En 1874, Fortuny, acompañado de su familia, pasó el verano en la localidad napolitana de Portici, a los pies del volcán Vesubio, durante un momento crucial de su trayectoria. El pintor quería dejar a su marchante para, como él mismo decía, pintar a su gusto y lo que le diera la gana.
Entre la abundante producción pictórica de Mariano Fortuny el género paisajístico ocupa un lugar bastante secundario. Fue especialmente durante el período de formación en su ciudad natal, Reus, y en Roma, cuando ejecutó los principales paisajes.
Una vez instalado en la Ciudad Eterna, lugar donde comenzó su trayectoria artística, Fortuny no cultivó dicho género excepto en bocetos preparatorios o como escenario de sus composiciones.
No obstante, a partir de su estancia en Granada, el pintor catalán mostró un interés cada vez mayor en representar escenas al aire libre; le interesaba especialmente plasmar en ellas los efectos lumínicos y los cielos.
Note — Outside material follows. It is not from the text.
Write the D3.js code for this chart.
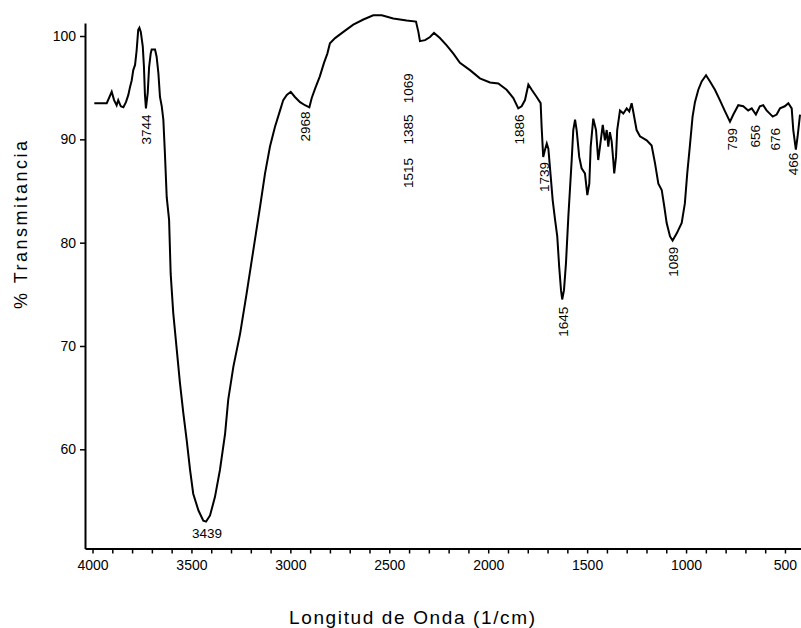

A pesar de todo, en estas pinturas acabó añadiendo alguna escena narrativa que finalmente adquirió más protagonismo que el fondo donde acontece.
En Portici, Fortuny elaboró algunas obras, como ésta que comentamos, en las que el paisaje es el máximo protagonista. El artista captó lo que veía ante sí, sin ningún tipo de deformación o modificación en busca de lugares bellos.
Fortuny no quiso recrear sino investigar; le interesaban el color, la luz, las atmósferas reales de cada sitio mucho más que la belleza plástica que pudiera evocar. En esta acuarela, el pintor utilizó una pincelada mucho más gruesa y pastosa que en otras obras con la misma técnica, consiguiendo transmitir la dureza y sequedad del paisaje que le rodeaba.

Óleo sobre lienzo, 30 x 50 cm.
Barcelona, Museu Nacional d’Art de Catalunya.